Maybe for the Presidential debate next week, another drinking game would be how many times does McCain do his lizard tongue/slurping thing. You might need to drink when you hear that.

 

The only loser is Politico with their hard left opinions.

Yes, which is totally why they ran this piece:

You betcha Sarah Palin can debate
"ST. LOUIS — Sarah Palin was supposed to fall off the stage at her vice presidential debate Thursday evening. Instead, she ended up dominating it."

Anyway, I would agree she did fine. But let's face it, she didn't have a high bar to clear. Biden did fine too. No one screwed up. But it doesn't really matter. VP debates never influence the outcome of an election.

 

Palin's ass looked great last night - she definitely won in the ass category. aside from that, she basically spewed some canned sentences that had been programmed into her brain over the last couple of weeks, added her own rambling touch to them, and threw in a gosh darn lotta cutesy talk dontcha know.

 

I wanna be maya of D.C.
You're fired!
You're hired!
You're wired!
You're fried!
but we still have Ben's Chili Bowl!

 

Soylent Palin she's made of talking points!

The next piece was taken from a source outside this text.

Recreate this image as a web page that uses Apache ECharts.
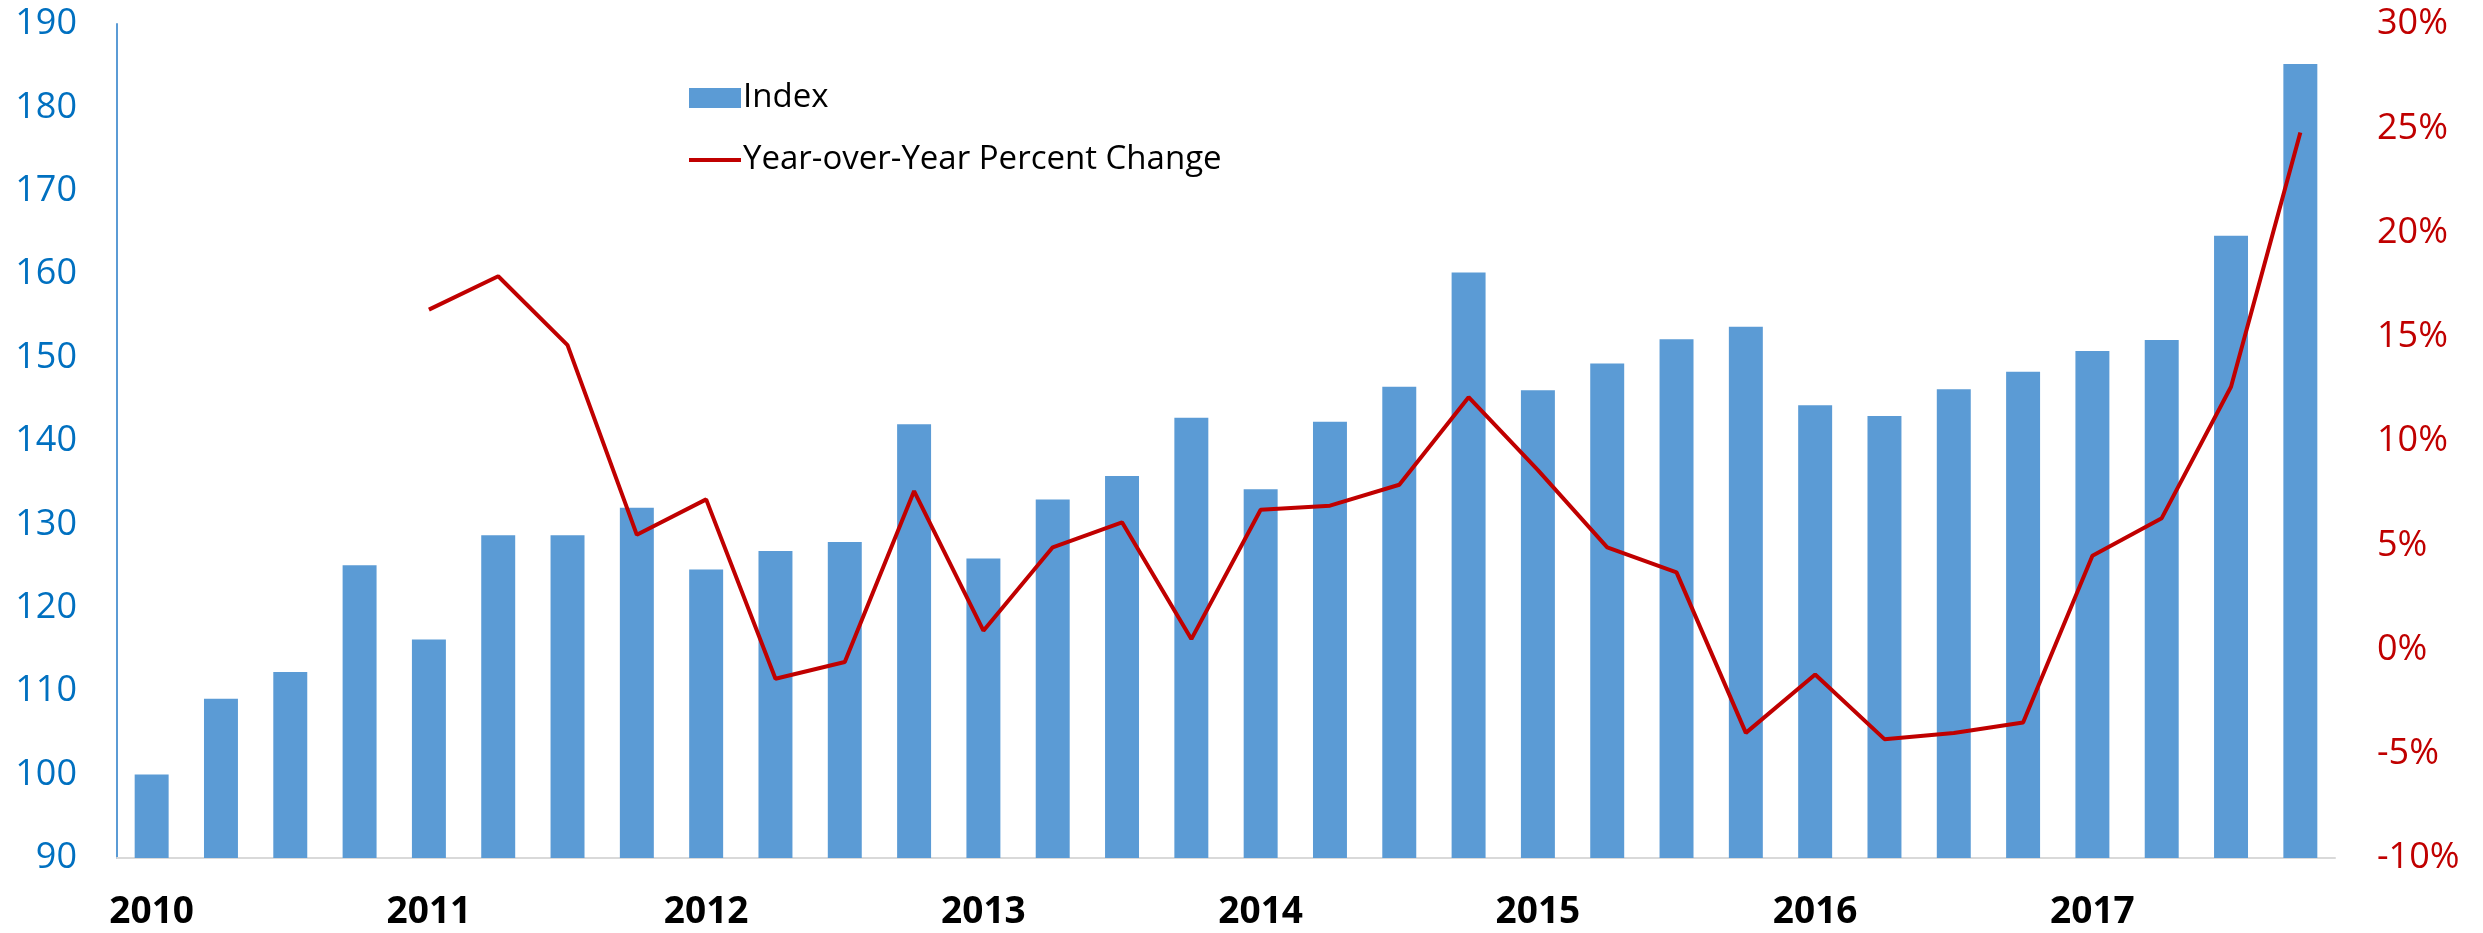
<!DOCTYPE html>
<html>
<head>
<meta charset="utf-8">
<script src="https://cdn.jsdelivr.net/npm/echarts@6/dist/echarts.min.js"></script>
<style>
html,body{margin:0;padding:0;background:#fff;}
#chart{width:2483px;height:933px;}
</style>
</head>
<body>
<div id="chart"></div>
<script>
const categories = [
  '2010','2010 Q2','2010 Q3','2010 Q4',
  '2011','2011 Q2','2011 Q3','2011 Q4',
  '2012','2012 Q2','2012 Q3','2012 Q4',
  '2013','2013 Q2','2013 Q3','2013 Q4',
  '2014','2014 Q2','2014 Q3','2014 Q4',
  '2015','2015 Q2','2015 Q3','2015 Q4',
  '2016','2016 Q2','2016 Q3','2016 Q4',
  '2017','2017 Q2','2017 Q3','2017 Q4'
];
const indexValues = [
  100.0, 109.1, 112.3, 125.1,
  116.2, 128.7, 128.7, 132.0,
  124.6, 126.8, 127.9, 142.0,
  125.9, 133.0, 135.8, 142.8,
  134.2, 142.3, 146.5, 160.2,
  146.1, 149.3, 152.2, 153.7,
  144.3, 143.0, 146.2, 148.3,
  150.8, 152.1, 164.6, 185.2
];
const yoyValues = [
  null, null, null, null,
  16.3, 17.9, 14.6, 5.5,
  7.2, -1.4, -0.6, 7.6,
  0.9, 4.9, 6.1, 0.5,
  6.7, 6.9, 7.9, 12.1,
  8.6, 4.9, 3.7, -4.0,
  -1.2, -4.3, -4.0, -3.5,
  4.5, 6.3, 12.6, 24.8
];
const leftTicks = {min: 90, max: 190, interval: 10};
const rightTicks = {min: -10, max: 30, interval: 5};

const chart = echarts.init(document.getElementById('chart'));
chart.setOption({
  animation: false,
  backgroundColor: '#ffffff',
  textStyle: {fontFamily: 'Open Sans'},
  grid: {left: 117, right: 148, top: 24, bottom: 75, containLabel: false},
  legend: {
    orient: 'vertical',
    left: 684,
    top: 74,
    itemWidth: 52,
    itemHeight: 20,
    itemGap: 24,
    symbolKeepAspect: true,
    textStyle: {fontSize: 33, color: '#000000', fontFamily: 'Open Sans', lineHeight: 38, padding: [0,0,0,-3]},
    data: [
      {name: 'Index', icon: 'rect'},
      {name: 'Year-over-Year Percent Change', icon: 'path://M0,0 L52,0 L52,4 L0,4 Z'}
    ]
  },
  xAxis: {
    type: 'category',
    data: categories,
    axisLine: {show: true, onZero: false, lineStyle: {color: '#D9D9D9', width: 2}},
    axisTick: {show: false},
    axisLabel: {
      interval: 3,
      formatter: function (v) { return v.slice(0, 4); },
      fontSize: 37,
      fontWeight: 'bold',
      color: '#000000',
      margin: 36,
      fontFamily: 'Open Sans'
    }
  },
  yAxis: [
    {
      type: 'value',
      min: leftTicks.min, max: leftTicks.max, interval: leftTicks.interval,
      axisLine: {show: true, lineStyle: {color: '#5B9BD5', width: 2}},
      axisTick: {show: false},
      splitLine: {show: false},
      axisLabel: {fontSize: 36, color: '#0070C0', margin: 40, fontFamily: 'Open Sans'}
    },
    {
      type: 'value',
      min: rightTicks.min, max: rightTicks.max, interval: rightTicks.interval,
      axisLine: {show: false},
      axisTick: {show: false},
      splitLine: {show: false},
      axisLabel: {fontSize: 36, color: '#C00000', margin: 42, formatter: '{value}%', fontFamily: 'Open Sans'}
    }
  ],
  series: [
    {
      name: 'Index',
      type: 'bar',
      yAxisIndex: 0,
      data: indexValues,
      barWidth: '49%',
      itemStyle: {color: '#5B9BD5'}
    },
    {
      name: 'Year-over-Year Percent Change',
      type: 'line',
      yAxisIndex: 1,
      data: yoyValues,
      symbol: 'none',
      showSymbol: false,
      connectNulls: false,
      lineStyle: {color: '#C00000', width: 4},
      itemStyle: {color: '#C00000'}
    }
  ]
});
</script>
</body>
</html>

The more and more I see footage replayed the more I see her as being pwned. Especially during the achilles heel question. Biden almost cries, and all she respond with the same talking points she's used to answer every other question.

 

By definition you aren't a maverick if you call yourself a maverick.

Sortof like giving yourself a nickname. That's not how it works.

 

In my world Biden has no ass, sortof like a Ken doll.

Now I have to go all day thinking about Bidens saggy white ass, all cottage-cheesy oozing out of his K-mart brand undies.

 

Somehow I doubt that Biden shops at Kmart.

 

and i never knew the markets were hungry, until last night. jeeez, did she say that 100 times or what?

 

What you weren't able to hear last night at the vice presidential debate:

Palin - "Thank you, Gwen. It's an honor to be here. I'll take What State Am I From for 500, please."

 

Great, Palin manages to last for 90 minutes and gets cheers for that? I still want her quarantined somewhere above the arctic circle.